The exercise: Go through the data below. Pull out every line that has the word "with".

-- Dataset extract start --

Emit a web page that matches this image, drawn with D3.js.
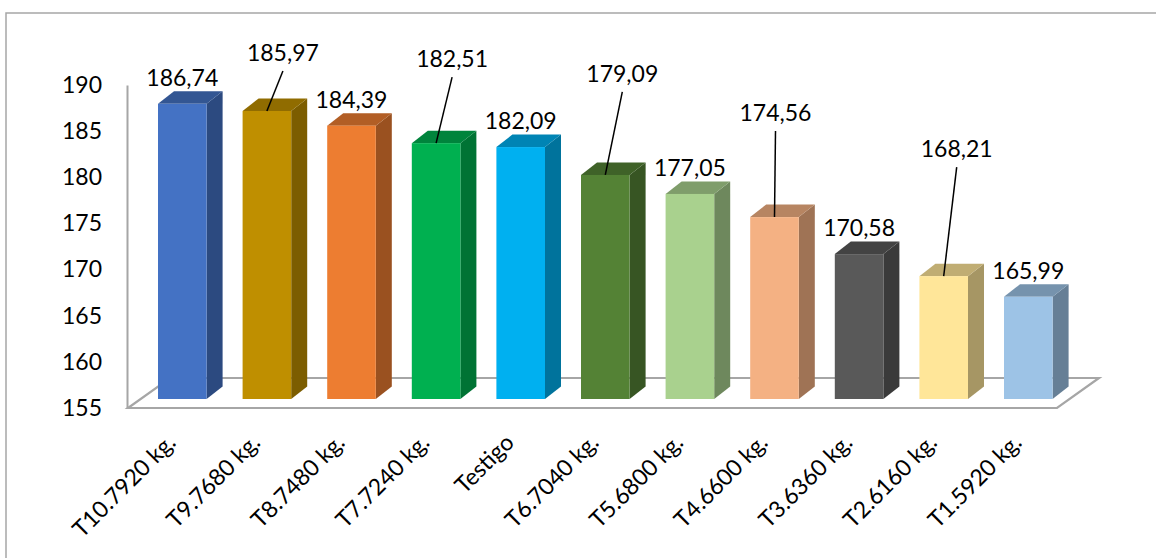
<!DOCTYPE html>
<html>
<head>
<meta charset="utf-8">
<script src="https://cdn.jsdelivr.net/npm/d3@7"></script>
<style>
  html, body { margin: 0; padding: 0; background: #fff; }
  svg { display: block; font-family: Lato, "Noto Sans", sans-serif; }
</style>
</head>
<body>
<svg id="chart" width="1156" height="558"></svg>
<script>
// Treatments and their measured values
const categories = ["T10.7920 kg.", "T9.7680 kg.", "T8.7480 kg.", "T7.7240 kg.", "Testigo",
  "T6.7040 kg.", "T5.6800 kg.", "T4.6600 kg.", "T3.6360 kg.", "T2.6160 kg.", "T1.5920 kg."];
const values = [186.74, 185.97, 184.39, 182.51, 182.09, 179.09, 177.05, 174.56, 170.58, 168.21, 165.99];
const yTicks = [155, 160, 165, 170, 175, 180, 185, 190];

// Bar front colours
const colors = ["#4472C4", "#BF8F00", "#ED7D31", "#00B050", "#00B0F0", "#548235",
  "#A9D18E", "#F4B183", "#595959", "#FFE699", "#9DC3E6"];

// Labels that sit away from their bar with a leader line: [dx, dy] from the bar's top centre
const labelOffsets = [null, [16, -58], null, [16, -84], null, [17, -101], null, [1, -104], null, [13, -127], null];

const svg = d3.select("#chart");
const W = 1156, H = 558;

// Outer frame
svg.append("rect")
  .attr("x", 6).attr("y", 13).attr("width", W + 20).attr("height", H + 20)
  .attr("fill", "none").attr("stroke", "#A6A6A6").attr("stroke-width", 1.5);

// 3D geometry
const floor = { left: 128, right: 1057, front: 408, dx: 42, dy: 30 };
const depth = { dx: 16, dy: 12.5 };

const x = d3.scaleBand().domain(categories).range([140, 1070.6]).paddingInner(0.4255).paddingOuter(0.2128);
const yBar = d3.scaleLinear().domain([155, 190]).range([399, 73.5]);
const yAxisScale = d3.scaleLinear().domain([155, 190]).range([floor.front, 85]);

const fmt = d3.formatLocale({ decimal: ",", thousands: ".", grouping: [3], currency: ["", ""] }).format(".2f");

// Floor
svg.append("path")
  .attr("d", d3.line()([
    [floor.left, floor.front],
    [floor.right, floor.front],
    [floor.right + floor.dx, floor.front - floor.dy],
    [floor.left + floor.dx, floor.front - floor.dy]
  ]) + "Z")
  .attr("fill", "#fff").attr("stroke", "#A6A6A6").attr("stroke-width", 2.2);

// Value axis
const axisG = svg.append("g")
  .attr("transform", `translate(${floor.left - 1},0)`)
  .call(d3.axisLeft(yAxisScale).tickValues(yTicks).tickSize(0).tickPadding(25).tickFormat(d3.format("d")));
axisG.select(".domain").attr("stroke", "#A6A6A6").attr("stroke-width", 2);
axisG.selectAll("text").attr("font-size", 23).attr("fill", "#000").attr("font-family", "Lato, sans-serif");

// Bars
const bw = x.bandwidth();
const base = yBar(155);
const bars = svg.append("g").selectAll("g").data(values).join("g");

bars.each(function (v, i) {
  const g = d3.select(this);
  const x0 = x(categories[i]);
  const top = yBar(v);
  const c = d3.color(colors[i]);
  // side face
  g.append("path")
    .attr("d", d3.line()([[x0 + bw, top], [x0 + bw + depth.dx, top - depth.dy],
      [x0 + bw + depth.dx, base - depth.dy], [x0 + bw, base]]) + "Z")
    .attr("fill", c.darker(1.2).formatHex());
  // top face
  g.append("path")
    .attr("d", d3.line()([[x0, top], [x0 + depth.dx, top - depth.dy],
      [x0 + bw + depth.dx, top - depth.dy], [x0 + bw, top]]) + "Z")
    .attr("fill", c.darker(0.8).formatHex());
  // front face
  g.append("rect")
    .attr("x", x0).attr("y", top).attr("width", bw).attr("height", base - top)
    .attr("fill", colors[i]);
});

// Value labels
const labels = svg.append("g").attr("font-size", 23).attr("fill", "#000");
values.forEach((v, i) => {
  const cx = x(categories[i]) + bw / 2;
  const top = yBar(v);
  const off = labelOffsets[i];
  if (off) {
    const lx = cx + off[0], ly = top + off[1];
    labels.append("line")
      .attr("x1", lx).attr("y1", ly + 18).attr("x2", cx).attr("y2", top)
      .attr("stroke", "#000").attr("stroke-width", 1.5);
    labels.append("text")
      .attr("x", lx).attr("y", ly + 8).attr("text-anchor", "middle").text(fmt(v));
  } else {
    labels.append("text")
      .attr("x", cx).attr("y", top - 18).attr("text-anchor", "middle").text(fmt(v));
  }
});

// Category labels
svg.append("g").selectAll("text").data(categories).join("text")
  .attr("transform", d => `translate(${x(d) + 19},444) rotate(-45)`)
  .attr("text-anchor", "end")
  .attr("font-size", 23)
  .attr("fill", "#000")
  .text(d => d);
</script>
</body>
</html>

-- Dataset extract end --

Solution for this task:
Emit a web page that matches this image, drawn with D3.js.
// Labels that sit away from their bar with a leader line: [dx, dy] from the bar's top centre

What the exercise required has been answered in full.